Aim of the task. Exactly reproduce the lines of the listing below from the one containing "Output the Python" through the one containing "import pandas as pd". Skip the images.

-- Start Input for this task --

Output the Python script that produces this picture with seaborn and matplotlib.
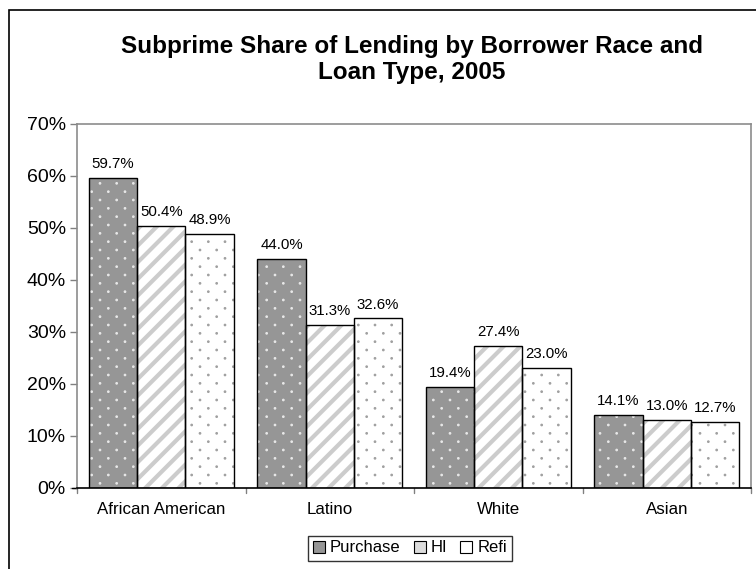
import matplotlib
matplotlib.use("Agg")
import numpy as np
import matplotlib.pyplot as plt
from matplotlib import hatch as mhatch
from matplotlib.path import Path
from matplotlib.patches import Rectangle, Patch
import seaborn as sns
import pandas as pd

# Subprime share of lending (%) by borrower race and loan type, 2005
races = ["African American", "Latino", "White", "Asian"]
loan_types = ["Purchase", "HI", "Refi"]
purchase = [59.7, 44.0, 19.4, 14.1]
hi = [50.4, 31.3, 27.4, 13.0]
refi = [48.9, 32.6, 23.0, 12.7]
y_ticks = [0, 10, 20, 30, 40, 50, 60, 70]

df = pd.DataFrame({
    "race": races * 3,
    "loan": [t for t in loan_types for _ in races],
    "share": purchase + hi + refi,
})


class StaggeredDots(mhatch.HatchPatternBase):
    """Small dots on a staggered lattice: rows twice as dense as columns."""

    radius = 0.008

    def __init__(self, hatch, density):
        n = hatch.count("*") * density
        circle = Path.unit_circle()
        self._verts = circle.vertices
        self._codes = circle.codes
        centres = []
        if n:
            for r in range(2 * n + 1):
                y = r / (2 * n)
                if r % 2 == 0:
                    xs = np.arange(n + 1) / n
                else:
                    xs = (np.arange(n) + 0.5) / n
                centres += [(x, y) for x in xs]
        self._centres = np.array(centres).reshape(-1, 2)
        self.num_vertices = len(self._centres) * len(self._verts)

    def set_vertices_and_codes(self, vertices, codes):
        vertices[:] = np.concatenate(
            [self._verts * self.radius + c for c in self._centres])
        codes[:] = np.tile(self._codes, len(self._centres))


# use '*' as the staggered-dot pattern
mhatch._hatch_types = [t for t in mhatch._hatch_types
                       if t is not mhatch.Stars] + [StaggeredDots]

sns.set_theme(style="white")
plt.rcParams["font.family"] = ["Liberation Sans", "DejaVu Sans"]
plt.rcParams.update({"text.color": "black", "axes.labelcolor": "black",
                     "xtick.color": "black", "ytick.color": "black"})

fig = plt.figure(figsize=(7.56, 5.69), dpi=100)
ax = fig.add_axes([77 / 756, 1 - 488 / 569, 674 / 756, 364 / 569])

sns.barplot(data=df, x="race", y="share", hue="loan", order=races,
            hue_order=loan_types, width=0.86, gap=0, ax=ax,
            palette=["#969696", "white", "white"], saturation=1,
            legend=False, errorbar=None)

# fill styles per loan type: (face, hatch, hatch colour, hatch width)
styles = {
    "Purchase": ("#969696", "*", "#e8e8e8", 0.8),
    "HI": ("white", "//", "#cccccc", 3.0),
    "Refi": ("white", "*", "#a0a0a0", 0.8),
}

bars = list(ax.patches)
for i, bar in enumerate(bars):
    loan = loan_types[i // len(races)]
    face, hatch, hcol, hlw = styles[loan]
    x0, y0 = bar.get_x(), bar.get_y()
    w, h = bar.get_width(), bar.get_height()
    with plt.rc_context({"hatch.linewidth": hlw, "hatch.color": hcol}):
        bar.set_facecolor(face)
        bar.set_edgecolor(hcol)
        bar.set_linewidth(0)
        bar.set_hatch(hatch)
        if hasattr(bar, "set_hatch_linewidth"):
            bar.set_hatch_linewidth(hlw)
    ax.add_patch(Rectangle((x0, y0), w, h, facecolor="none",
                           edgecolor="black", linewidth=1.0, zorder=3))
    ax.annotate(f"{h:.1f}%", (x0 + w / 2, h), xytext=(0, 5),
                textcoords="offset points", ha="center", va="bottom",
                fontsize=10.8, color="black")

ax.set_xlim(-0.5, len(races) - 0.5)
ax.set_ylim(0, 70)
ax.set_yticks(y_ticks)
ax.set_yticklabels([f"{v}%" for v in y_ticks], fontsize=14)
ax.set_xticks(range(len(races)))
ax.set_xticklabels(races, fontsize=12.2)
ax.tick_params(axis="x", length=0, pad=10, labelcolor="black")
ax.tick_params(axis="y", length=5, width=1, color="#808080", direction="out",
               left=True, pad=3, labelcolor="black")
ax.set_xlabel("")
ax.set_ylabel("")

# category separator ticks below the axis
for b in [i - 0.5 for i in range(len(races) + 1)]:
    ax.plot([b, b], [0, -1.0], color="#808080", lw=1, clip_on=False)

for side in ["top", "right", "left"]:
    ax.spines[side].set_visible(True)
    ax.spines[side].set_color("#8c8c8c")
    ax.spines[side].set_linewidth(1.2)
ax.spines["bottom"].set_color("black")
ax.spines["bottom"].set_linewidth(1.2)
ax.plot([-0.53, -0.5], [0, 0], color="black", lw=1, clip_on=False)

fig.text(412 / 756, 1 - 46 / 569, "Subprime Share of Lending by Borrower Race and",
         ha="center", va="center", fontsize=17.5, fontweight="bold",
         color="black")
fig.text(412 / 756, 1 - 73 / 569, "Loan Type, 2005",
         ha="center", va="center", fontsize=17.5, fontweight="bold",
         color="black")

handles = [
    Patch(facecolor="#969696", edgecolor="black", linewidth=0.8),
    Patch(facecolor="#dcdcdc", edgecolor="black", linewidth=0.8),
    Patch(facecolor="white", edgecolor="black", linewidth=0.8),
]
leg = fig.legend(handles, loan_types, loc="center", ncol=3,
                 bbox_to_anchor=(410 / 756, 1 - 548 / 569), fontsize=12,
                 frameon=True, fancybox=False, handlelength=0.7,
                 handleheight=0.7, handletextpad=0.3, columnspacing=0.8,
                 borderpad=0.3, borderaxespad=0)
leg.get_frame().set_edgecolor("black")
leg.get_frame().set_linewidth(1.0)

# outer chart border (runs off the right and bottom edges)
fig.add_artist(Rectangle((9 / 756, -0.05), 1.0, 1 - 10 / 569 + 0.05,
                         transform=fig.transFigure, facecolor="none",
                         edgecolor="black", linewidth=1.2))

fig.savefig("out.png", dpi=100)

-- End Input for this task --
-- Start Input for this task --

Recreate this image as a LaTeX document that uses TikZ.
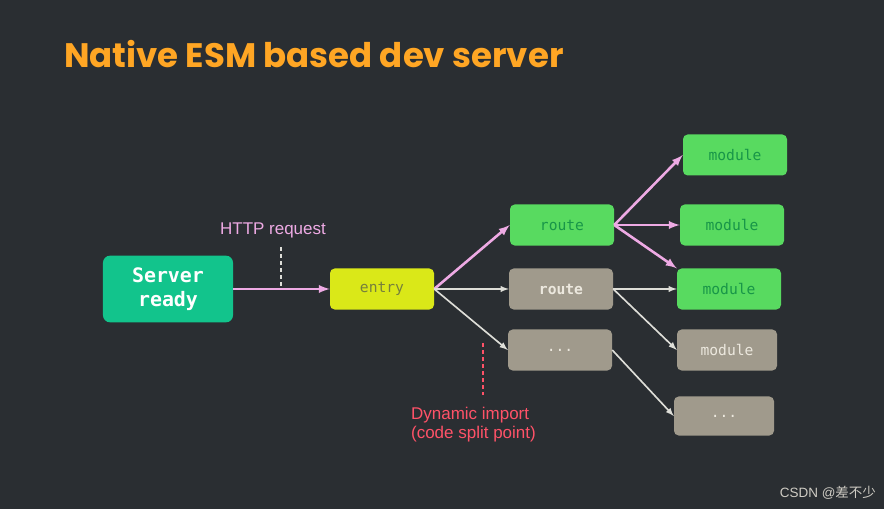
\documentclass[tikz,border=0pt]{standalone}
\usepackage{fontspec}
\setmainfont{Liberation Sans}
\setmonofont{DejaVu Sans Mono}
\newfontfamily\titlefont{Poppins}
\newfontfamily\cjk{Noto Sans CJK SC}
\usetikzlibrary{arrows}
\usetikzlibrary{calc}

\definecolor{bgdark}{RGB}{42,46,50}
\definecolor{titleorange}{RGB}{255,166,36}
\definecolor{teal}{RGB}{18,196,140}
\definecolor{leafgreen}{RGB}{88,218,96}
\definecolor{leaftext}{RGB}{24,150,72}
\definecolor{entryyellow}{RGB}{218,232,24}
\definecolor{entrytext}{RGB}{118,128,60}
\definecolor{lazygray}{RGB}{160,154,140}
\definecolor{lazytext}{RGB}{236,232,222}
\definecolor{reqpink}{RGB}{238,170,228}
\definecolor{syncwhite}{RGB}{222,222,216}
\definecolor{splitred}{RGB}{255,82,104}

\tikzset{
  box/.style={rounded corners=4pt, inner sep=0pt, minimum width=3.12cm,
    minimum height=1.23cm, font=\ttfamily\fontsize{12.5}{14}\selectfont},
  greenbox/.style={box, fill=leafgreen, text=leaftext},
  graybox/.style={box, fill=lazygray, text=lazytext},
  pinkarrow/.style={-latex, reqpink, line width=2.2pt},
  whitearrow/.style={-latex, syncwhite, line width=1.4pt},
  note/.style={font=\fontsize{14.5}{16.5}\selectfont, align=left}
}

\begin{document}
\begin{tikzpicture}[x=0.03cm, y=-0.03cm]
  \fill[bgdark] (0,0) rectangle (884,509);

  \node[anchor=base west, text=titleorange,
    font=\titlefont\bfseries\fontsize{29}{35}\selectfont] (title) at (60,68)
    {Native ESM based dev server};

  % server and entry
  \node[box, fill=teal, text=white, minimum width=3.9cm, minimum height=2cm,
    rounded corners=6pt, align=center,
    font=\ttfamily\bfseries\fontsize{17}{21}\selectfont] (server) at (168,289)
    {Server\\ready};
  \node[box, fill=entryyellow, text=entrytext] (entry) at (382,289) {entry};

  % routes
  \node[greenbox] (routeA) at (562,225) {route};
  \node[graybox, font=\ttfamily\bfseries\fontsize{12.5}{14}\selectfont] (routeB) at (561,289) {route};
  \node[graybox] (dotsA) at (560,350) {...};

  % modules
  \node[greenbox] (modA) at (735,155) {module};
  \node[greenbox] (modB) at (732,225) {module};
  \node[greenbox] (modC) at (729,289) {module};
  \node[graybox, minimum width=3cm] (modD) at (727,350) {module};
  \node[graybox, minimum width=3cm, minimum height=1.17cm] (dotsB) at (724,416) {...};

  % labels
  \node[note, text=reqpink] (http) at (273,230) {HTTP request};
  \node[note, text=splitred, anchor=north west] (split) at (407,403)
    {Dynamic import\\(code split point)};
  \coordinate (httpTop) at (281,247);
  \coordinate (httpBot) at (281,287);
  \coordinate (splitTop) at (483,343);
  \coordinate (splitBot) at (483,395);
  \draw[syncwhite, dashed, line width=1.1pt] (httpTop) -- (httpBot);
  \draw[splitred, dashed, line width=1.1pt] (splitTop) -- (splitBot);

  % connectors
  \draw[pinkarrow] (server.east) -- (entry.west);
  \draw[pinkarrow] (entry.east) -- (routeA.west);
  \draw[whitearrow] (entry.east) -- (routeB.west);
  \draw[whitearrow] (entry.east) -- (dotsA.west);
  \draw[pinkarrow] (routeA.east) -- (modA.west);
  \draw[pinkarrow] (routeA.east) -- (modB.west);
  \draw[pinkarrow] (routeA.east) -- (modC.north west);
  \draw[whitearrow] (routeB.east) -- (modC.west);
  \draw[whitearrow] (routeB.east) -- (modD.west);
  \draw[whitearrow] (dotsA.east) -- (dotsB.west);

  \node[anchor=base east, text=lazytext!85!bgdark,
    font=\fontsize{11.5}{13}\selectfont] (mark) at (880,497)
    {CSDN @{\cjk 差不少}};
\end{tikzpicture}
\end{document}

-- End Input for this task --
-- Start Input for this task --

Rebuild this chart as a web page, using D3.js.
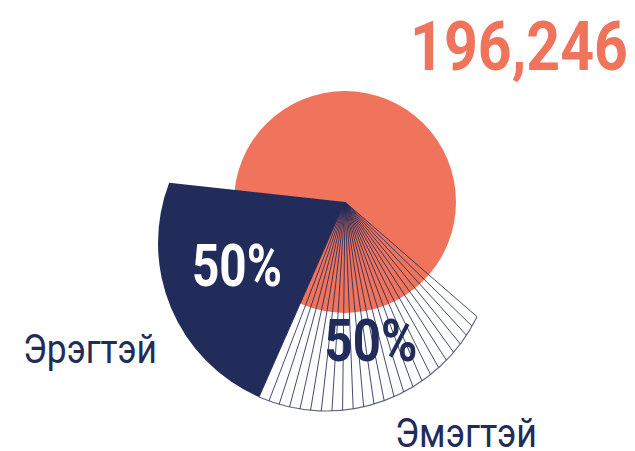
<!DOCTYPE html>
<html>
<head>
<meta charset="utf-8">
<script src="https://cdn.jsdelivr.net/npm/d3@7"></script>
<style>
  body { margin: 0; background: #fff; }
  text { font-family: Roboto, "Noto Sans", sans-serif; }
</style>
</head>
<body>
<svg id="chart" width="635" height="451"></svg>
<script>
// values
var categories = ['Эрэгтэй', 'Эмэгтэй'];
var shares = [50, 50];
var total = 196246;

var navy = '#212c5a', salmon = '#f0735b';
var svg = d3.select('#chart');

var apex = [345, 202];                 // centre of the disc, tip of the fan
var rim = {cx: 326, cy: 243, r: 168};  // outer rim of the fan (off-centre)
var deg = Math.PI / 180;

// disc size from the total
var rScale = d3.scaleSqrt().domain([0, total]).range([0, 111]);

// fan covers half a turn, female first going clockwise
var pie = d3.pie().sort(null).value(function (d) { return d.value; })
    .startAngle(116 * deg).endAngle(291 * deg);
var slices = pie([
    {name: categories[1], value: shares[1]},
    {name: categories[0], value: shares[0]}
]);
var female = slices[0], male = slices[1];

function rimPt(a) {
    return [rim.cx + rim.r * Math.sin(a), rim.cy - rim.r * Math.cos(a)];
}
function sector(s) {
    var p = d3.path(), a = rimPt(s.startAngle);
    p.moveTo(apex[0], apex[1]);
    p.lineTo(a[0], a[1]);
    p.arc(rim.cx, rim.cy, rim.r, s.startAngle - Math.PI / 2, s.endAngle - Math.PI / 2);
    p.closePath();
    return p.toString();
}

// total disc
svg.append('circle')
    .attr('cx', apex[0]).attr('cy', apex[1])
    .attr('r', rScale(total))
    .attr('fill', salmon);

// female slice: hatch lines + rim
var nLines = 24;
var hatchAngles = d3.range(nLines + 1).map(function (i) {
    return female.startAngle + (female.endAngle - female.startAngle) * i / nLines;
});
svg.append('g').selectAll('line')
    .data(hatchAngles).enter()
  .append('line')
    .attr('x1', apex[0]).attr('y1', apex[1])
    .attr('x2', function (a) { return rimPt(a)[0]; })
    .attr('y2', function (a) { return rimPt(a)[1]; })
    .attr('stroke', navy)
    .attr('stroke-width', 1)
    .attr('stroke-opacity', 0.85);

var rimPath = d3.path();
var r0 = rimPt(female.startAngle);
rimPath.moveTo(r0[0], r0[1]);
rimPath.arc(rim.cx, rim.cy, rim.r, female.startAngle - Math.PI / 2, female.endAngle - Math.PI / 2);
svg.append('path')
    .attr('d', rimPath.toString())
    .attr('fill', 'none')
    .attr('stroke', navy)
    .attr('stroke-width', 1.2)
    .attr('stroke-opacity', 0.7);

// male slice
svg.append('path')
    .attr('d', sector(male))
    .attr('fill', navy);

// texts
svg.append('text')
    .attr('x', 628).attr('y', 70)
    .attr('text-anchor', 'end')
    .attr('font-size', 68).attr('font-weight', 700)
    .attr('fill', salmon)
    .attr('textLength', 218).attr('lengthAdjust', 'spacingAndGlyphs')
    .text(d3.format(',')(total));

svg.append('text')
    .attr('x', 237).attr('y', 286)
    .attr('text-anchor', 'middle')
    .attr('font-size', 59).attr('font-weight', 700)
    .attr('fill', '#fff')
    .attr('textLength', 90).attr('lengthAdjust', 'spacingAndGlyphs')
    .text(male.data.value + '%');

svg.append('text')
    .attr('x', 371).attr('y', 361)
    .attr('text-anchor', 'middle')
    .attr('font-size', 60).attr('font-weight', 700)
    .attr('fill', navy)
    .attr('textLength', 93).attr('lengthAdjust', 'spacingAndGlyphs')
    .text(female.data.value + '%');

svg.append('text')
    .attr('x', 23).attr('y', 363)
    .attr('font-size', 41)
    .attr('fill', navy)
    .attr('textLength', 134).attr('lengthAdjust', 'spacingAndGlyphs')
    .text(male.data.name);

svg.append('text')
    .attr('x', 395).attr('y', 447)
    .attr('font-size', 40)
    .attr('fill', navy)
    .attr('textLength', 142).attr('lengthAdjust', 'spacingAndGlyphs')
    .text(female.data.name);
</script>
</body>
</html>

-- End Input for this task --

The completed task.
Output the Python script that produces this picture with seaborn and matplotlib.
import matplotlib
matplotlib.use("Agg")
import numpy as np
import matplotlib.pyplot as plt
from matplotlib import hatch as mhatch
from matplotlib.path import Path
from matplotlib.patches import Rectangle, Patch
import seaborn as sns
import pandas as pd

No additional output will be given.